Subject to the condition 8 hereof and to the terms of these conditions SWISSPEARL will send the Customer free of charge goods equivalent in quantity to any goods containing any defects which are solely attributable to faulty manufacture or material and which appear within 1 month of delivery provided that the Customer notifies SWISSPEARL immediately any such defects are detected and at SWISSPEARL’s request, returns the goods at his own expense to SWISSPEARL. If such defects are confirmed such expenses will be refunded by SWISSPEARL.

11.2

The obligation in condition 11.1 does not include:

  • defects caused by vandalism, accidental damage, negligence or incorrect storage, or
  • defects caused by fair wear and tear

11.3

Save as provided in these conditions and except that these conditions may be rendered void or unenforceable under an enactment, no condition is made or to be implied, nor is any warranty given or to be implied as to the quality (merchantable or otherwise) or fitness of goods supplied or that they will be suitable for any particular purpose or for use under any specific conditions that may be known or made known to SWISSPEARL and accordingly these conditions exclude all conditions or warranties expressed or implied by statute, common law, trade usage or otherwise and SWISSPEARL shall be under no liability to the Customer for any loss, damage or injury or expense arising from a defect in the goods or from any case whatsoever relating to the goods.

11.4

The Customer shall inspect all goods immediately upon delivery and in the event that the Customer alleges that the quality of the goods delivered does not correspond with the quality stated in the delivery note or that such goods are defective he shall bring such shortages and defects to the attention of the driver of the delivery vehicle and clearly mark the details on the signed delivery note and, within 2 days of delivery give to SWISSPEARL notice in writing specifying the particulars of his complaint.

11.5

In the event that the Customer shall fail to give such notice aforesaid, SWISSPEARL shall have no liability in respect of any alleged non-delivery of goods or defects therein which should have been apparent on a reasonable visual inspection at the time of delivery.

11.6

Warranties as to product performance may not be  given by the Customer without the written permission of  SWISSPEARL. 

12. Force Majeure

12.1

SWISSPEARL may cancel any contract without prejudice to any other rights and remedies it may have and without any liability whatsoever if prevented from performing it owing to force majeure.

13. Miscellaneous

13.1

Any notice to be given by SWISSPEARL or the Customer shall be sufficiently given if posted by first class  letter post or delivered by hand to the other at the address  set out in the contract.
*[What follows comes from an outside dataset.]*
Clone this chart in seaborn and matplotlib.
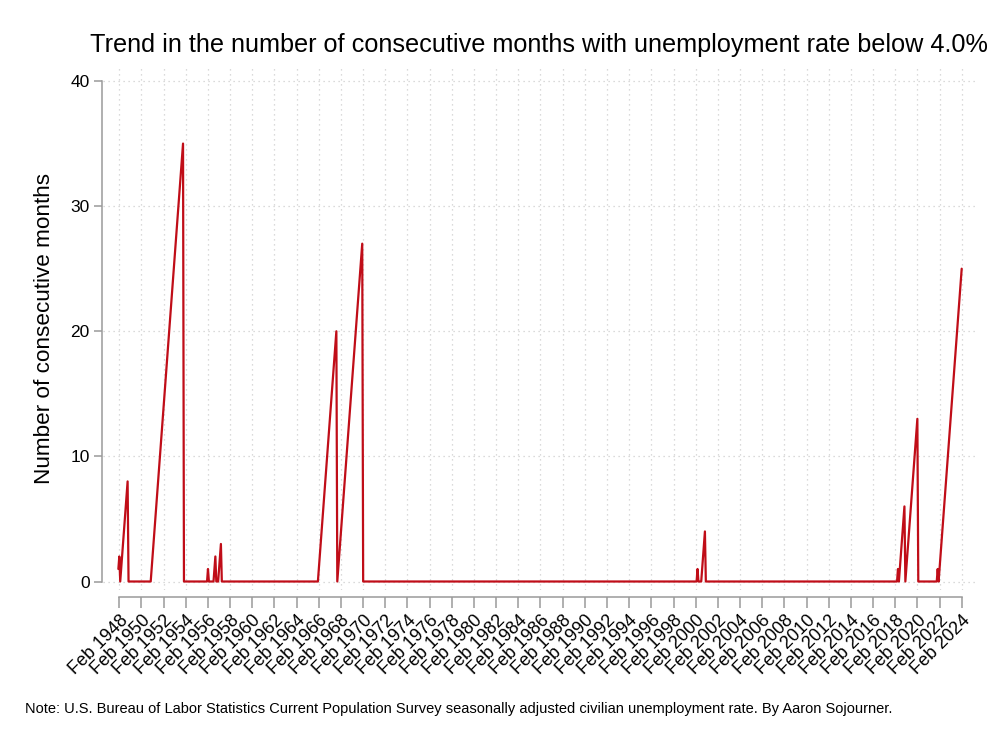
import numpy as np
import pandas as pd
import matplotlib
matplotlib.use("Agg")
import matplotlib.pyplot as plt
import seaborn as sns

# ---------------- data ----------------
first_month = "1948-01"
last_month = "2024-02"

# months where a spell of rate < 4.0% starts, and the running count of consecutive months
spell_starts = ["1948-01", "1948-04", "1951-01", "1956-02", "1956-09", "1957-02",
                "1966-02", "1967-11", "2000-04", "2000-09", "2018-05", "2018-07",
                "2019-02", "2021-12", "2022-02"]
spell_counts = [
    [1, 2],
    [1, 2, 3, 4, 5, 6, 7, 8],
    [1, 2, 3, 4, 5, 6, 7, 8, 9, 10, 11, 12, 13, 14, 15, 16, 17, 18, 19, 20,
     21, 22, 23, 24, 25, 26, 27, 28, 29, 30, 31, 32, 33, 34, 35],
    [1],
    [1, 2],
    [1, 2, 3],
    [1, 2, 3, 4, 5, 6, 7, 8, 9, 10, 11, 12, 13, 14, 15, 16, 17, 18, 19, 20],
    [1, 2, 3, 4, 5, 6, 7, 8, 9, 10, 11, 12, 13, 14, 15, 16, 17, 18, 19, 20,
     21, 22, 23, 24, 25, 26, 27],
    [1],
    [1, 2, 3, 4],
    [1],
    [1, 2, 3, 4, 5, 6],
    [1, 2, 3, 4, 5, 6, 7, 8, 9, 10, 11, 12, 13],
    [1],
    [1, 2, 3, 4, 5, 6, 7, 8, 9, 10, 11, 12, 13, 14, 15, 16, 17, 18, 19, 20,
     21, 22, 23, 24, 25],
]

x_tick_years = [1948, 1950, 1952, 1954, 1956, 1958, 1960, 1962, 1964, 1966, 1968,
                1970, 1972, 1974, 1976, 1978, 1980, 1982, 1984, 1986, 1988, 1990,
                1992, 1994, 1996, 1998, 2000, 2002, 2004, 2006, 2008, 2010, 2012,
                2014, 2016, 2018, 2020, 2022, 2024]
x_tick_labels = ["Feb %d" % y for y in x_tick_years]
y_ticks = [0, 10, 20, 30, 40]

title = "Trend in the number of consecutive months with unemployment rate below 4.0%"
y_label = "Number of consecutive months"
note = ("Note: U.S. Bureau of Labor Statistics Current Population Survey seasonally "
        "adjusted civilian unemployment rate. By Aaron Sojourner.")

# ---------------- build frame ----------------
months = pd.period_range(first_month, last_month, freq="M")
counts = pd.Series(0, index=months)
for start, vals in zip(spell_starts, spell_counts):
    idx = pd.period_range(pd.Period(start, "M"), periods=len(vals), freq="M")
    counts.loc[idx] = vals
df = pd.DataFrame({"t": months.year + (months.month - 1) / 12.0,
                   "n": counts.values})

# ---------------- style ----------------
sns.set_style("white")
plt.rcParams["font.family"] = ["Liberation Sans", "DejaVu Sans"]
plt.rcParams["text.color"] = "black"

W, H = 1000, 750
fig = plt.figure(figsize=(10, 7.5), dpi=100)
ax_l, ax_r, ax_t, ax_b = 103, 975, 65, 590
ax = fig.add_axes([ax_l / W, 1 - ax_b / H, (ax_r - ax_l) / W, (ax_b - ax_t) / H])

sns.lineplot(data=df, x="t", y="n", color="#c00d18", linewidth=1.6, ax=ax)

# scales: Feb 1948 at px 119.3, Feb 2024 at px 961.7 ; 0 at 581.5, 40 at 81
x0, x1 = 1948 + 1 / 12, 2024 + 1 / 12
pxx0, pxx1 = 119.3, 961.7
s = (pxx1 - pxx0) / (x1 - x0)
ax.set_xlim(x0 - (pxx0 - ax_l) / s, x1 + (ax_r - pxx1) / s)
py0, py40 = 581.5, 81
sy = (py0 - py40) / 40
ax.set_ylim(-(ax_b - py0) / sy, 40 + (py40 - ax_t) / sy)

xt = [y + 1 / 12 for y in x_tick_years]
ax.set_xticks(xt)
ax.set_xticklabels(x_tick_labels)
ax.set_yticks(y_ticks)
ax.set_yticklabels([str(v) for v in y_ticks])
ax.set_xlabel("")
ax.set_ylabel("")

spine_c = "#9a9a9a"
for side in ["top", "right"]:
    ax.spines[side].set_visible(False)
ax.spines["left"].set_bounds(0, 40)
ax.spines["left"].set_position(("outward", 0.5))
ax.spines["bottom"].set_bounds(x0, x1)
ax.spines["bottom"].set_position(("outward", 5))
for side in ["left", "bottom"]:
    ax.spines[side].set_color(spine_c)
    ax.spines[side].set_linewidth(1.1)

ax.tick_params(axis="y", length=6, width=1.1, color=spine_c, labelsize=12.5,
               pad=3, labelcolor="black", left=True)
ax.tick_params(axis="x", length=8, width=1.1, color=spine_c, labelsize=13,
               pad=3, labelcolor="black", bottom=True)
for lab in ax.get_xticklabels():
    lab.set_rotation(45)
    lab.set_ha("right")
    lab.set_va("top")
    lab.set_rotation_mode("anchor")

ax.grid(True, color="#cfcfcf", linestyle=(0, (1, 3)), linewidth=0.9)
ax.set_axisbelow(True)

fig.text(539 / W, 1 - 45 / H, title, ha="center", va="center", fontsize=18.2,
         color="black")
fig.text(45 / W, 1 - 328 / H, y_label, ha="center", va="center",
         rotation=90, fontsize=16.2, color="black")
fig.text(25 / W, 1 - 709 / H, note, ha="left", va="center", fontsize=10.5,
         color="black")

fig.savefig("out.png", dpi=100, facecolor="white")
Every notice shall be deemed to  have been received and given either forty‐eight hours after  posting or at the time of delivery. SWISSPEARL shall be at  liberty to enter into sub‐contracts with third parties for the purpose of discharging its obligations under the contract. The contract and these conditions are governed by the laws of Ireland and any dispute arising in relation to the  goods supplied or the terms of the contract shall be  determined by the Courts of Ireland to whose jurisdiction  and decision SWISSPEARL and the Customer submit.